Goliath is heavy infantry and believes that he will battle in one on one combat with another infantry soldier.  When he tells David to come to him so that he can whip his behind, blah-blah, the most important thing is he says “come to me.” Goliath wants to go toe to toe and fight at close quarters.  Saul thought the same thing as he is attempting to put heavy armor on David, but David has no intention of playing Goliath’s game.  He tells Saul that he is going to kill Goliath in the same manner he has killed wild animals, making it quite clear that he is going to fight as a projectile warrior.

He runs at Goliath, because he can, not encumbered with all that heavy gear and picks up a stone and starts whipping it around and around.  Six or seven revolutions per second.  There were studies done that a typical sized stone from thirty-five meters would have hit Goliath’s forehead at thirty-four meters per second, which is plenty fast enough to penetrate his skull and render him unconscious.  In terms of stopping power, these speeds would be comparable to a fair-sized modern handgun. Force = mass(speed squared). 

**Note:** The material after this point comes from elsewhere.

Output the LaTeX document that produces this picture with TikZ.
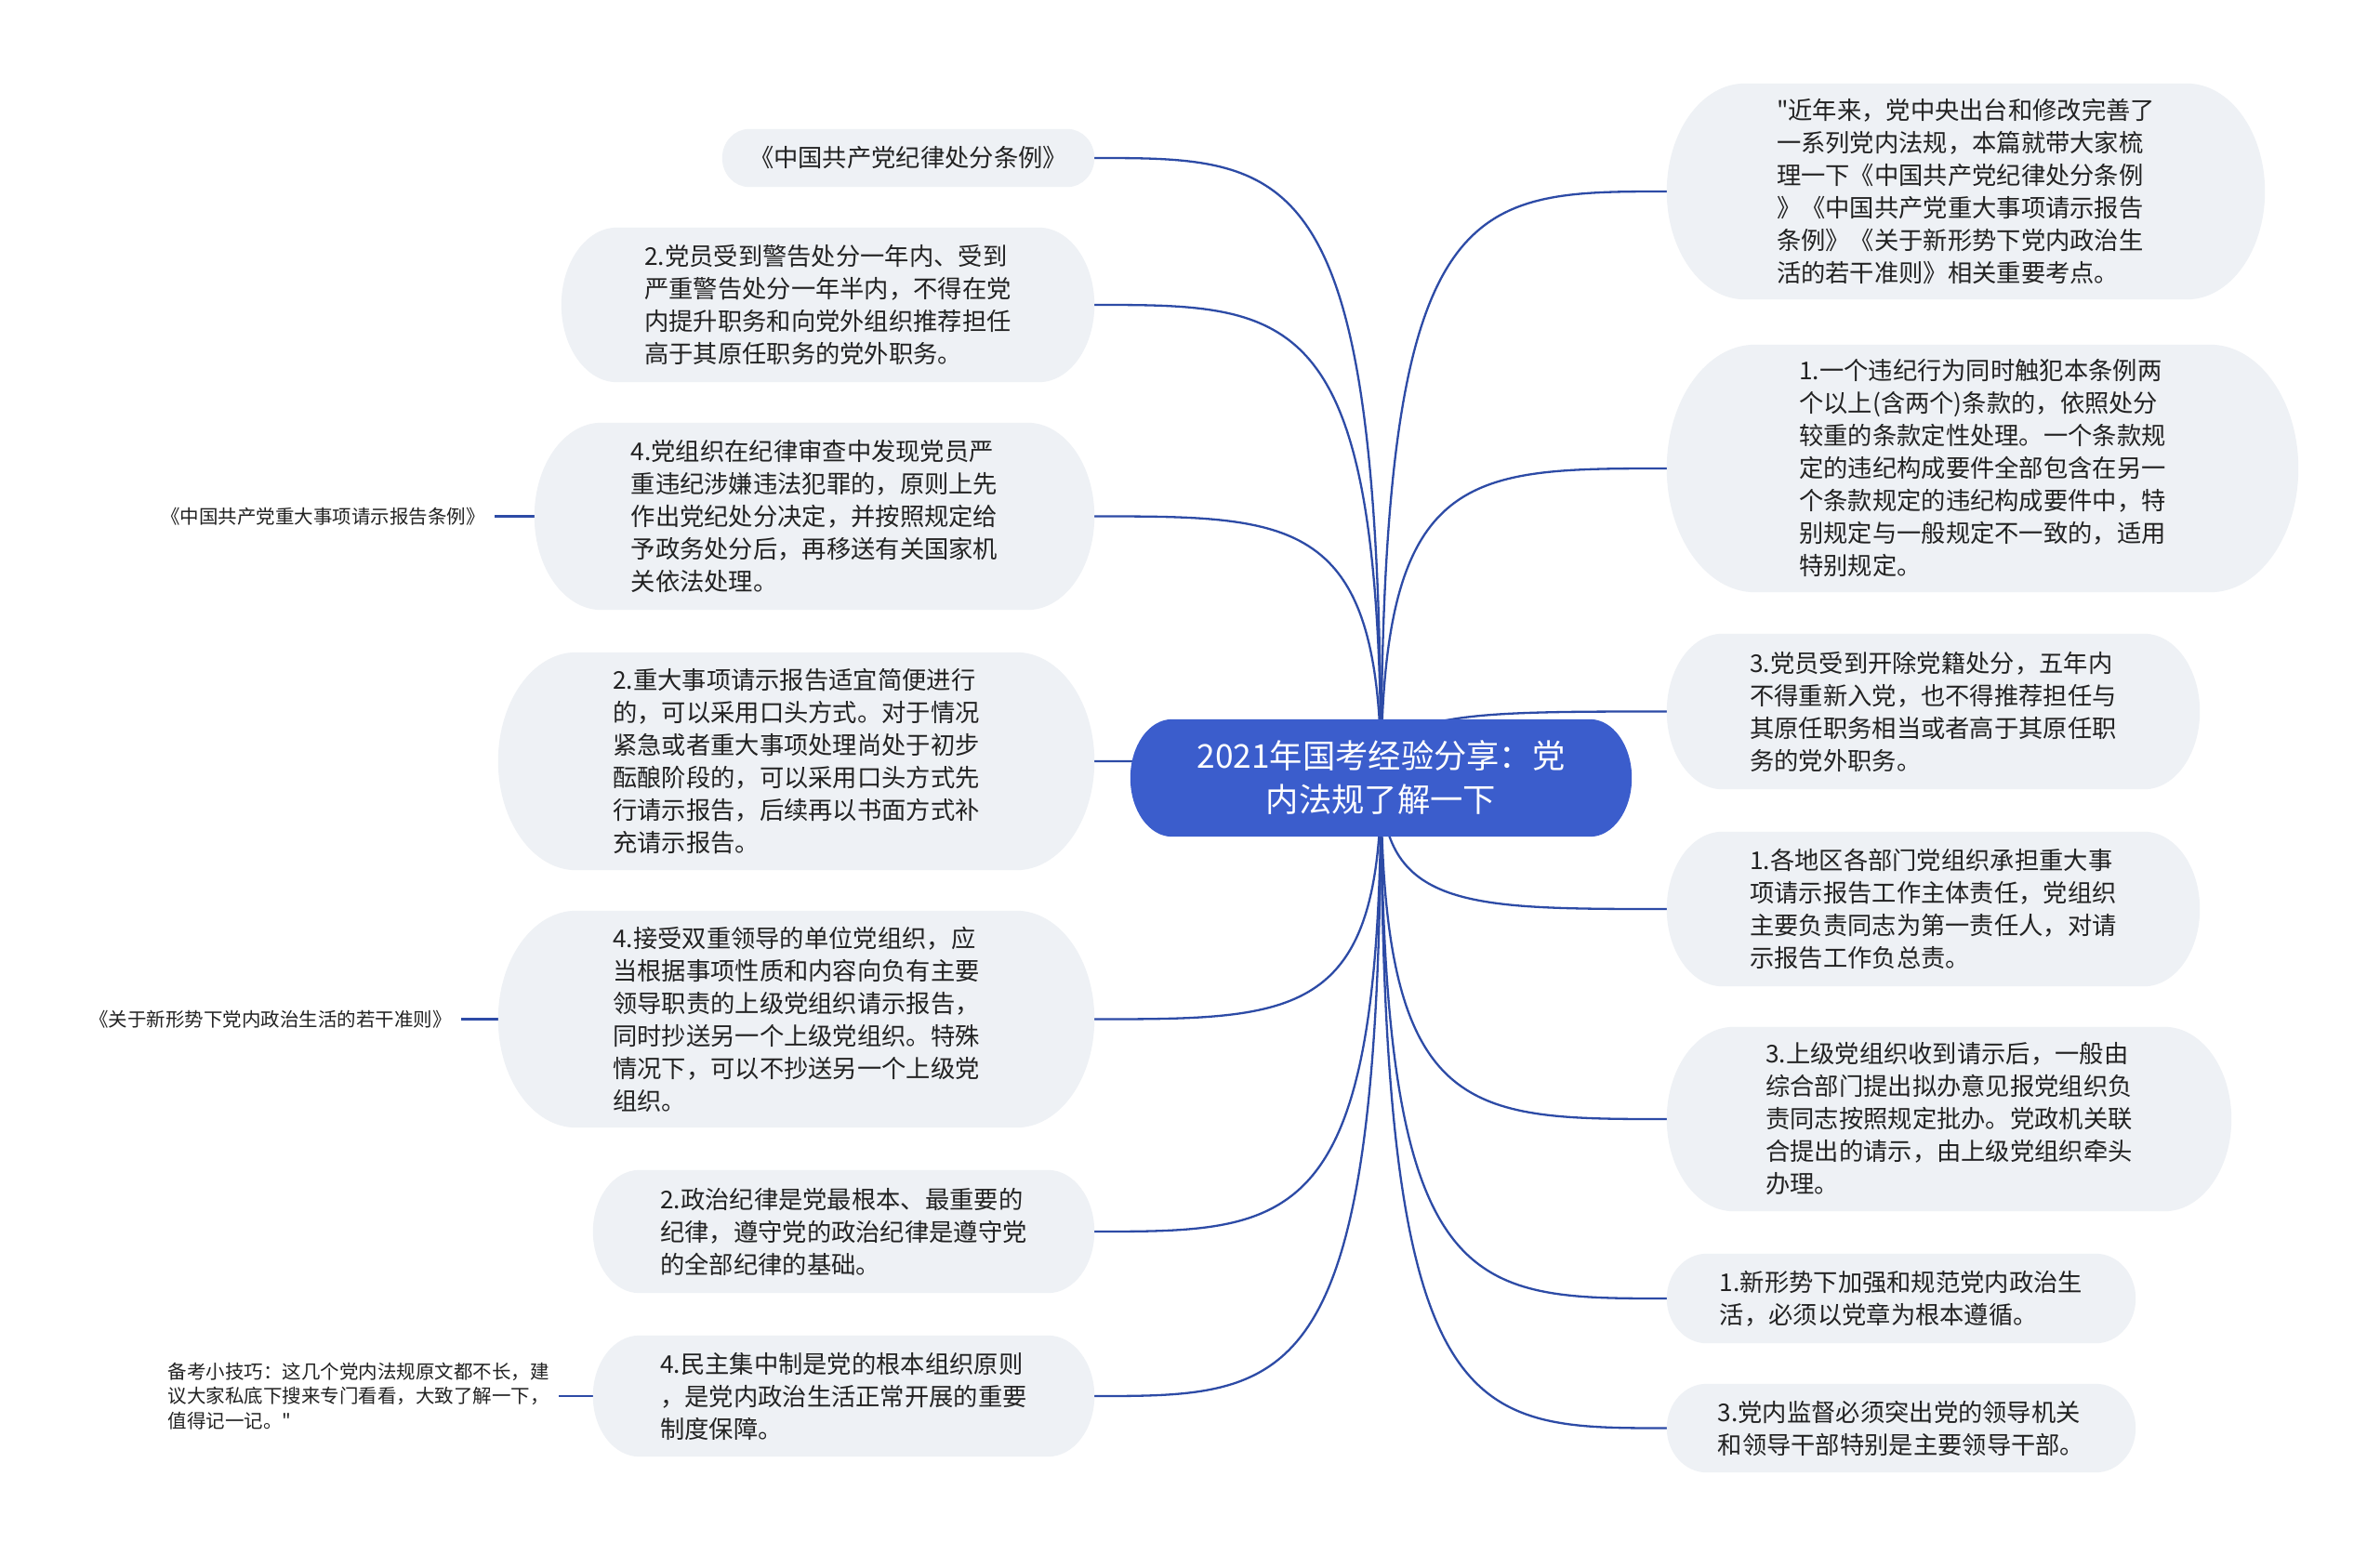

Goliath is standing there all filled with bluster and scorn, but that had to have rapidly turned into abject horror as he realized that the battle he expected was not to be.

45 Then David said to the Philistine, “You come to me with a sword and with a spear and with a javelin, but I come to you in the name of the Lord of hosts, the God of the armies of Israel, whom you have defied. 46 This day the Lord will deliver you into my hand, and I will strike you down and cut off your head. And I will give the dead bodies of the host of the Philistines this day to the birds of the air and to the wild beasts of the earth, that all the earth may know that there is a God in Israel, 47 and that all this assembly may know that the Lord saves not with sword and spear. For the battle is the Lord’s, and he will give you into our hand.”
1 Samuel 17: 45-47

Notice how he speaks of sword and spear two times?  This was to make it clear that his intentions for this battle were very, very different.  Those watching the battle at this point would not  have considered David’s victory improbable.  Rock, paper, scissors – in the world of ancient warfare, slingers beat infantry, hands down.

Goliath had as much chance as a bronze age warrior did against an opponent armed with a .45 automatic pistol. (Gladwell p27)

So where does this leave God?  My belief is that all things from the bible are true and accurate, but God’s ways are mysterious are they not?  If the bible says it was so, then it is.  It all went to plan, of this, I am certain.

This is a lot of information, but it is an example of the way Gladwell looks at things.  An engrossing perspective applied to real world situations.  Game theory as it applies to the Civil Right movement?  Sure thing. It takes a look at what we perceive to be weaknesses and how they can become strengths.  It compellingly examines concepts such as big fish/little pond versus small fish/big pond. (Strangely enough it explains that big fish in small ponds has some less than obvious benefits, particularly with how it affects our psyche.)  It delves into the way power is handled by the powerful and the manner in which those impacted by those in power think about the powerful.  It appealed to my former economic ways of thinking. (Opportunity cost anyone?)  It grabbed me and I read it very quickly  It was very, very interesting and has changed the way I think about a great many things.  Good read – check it out.

  • Gladwell, Malcolm. David and Goliath. Penguin Books, 2014.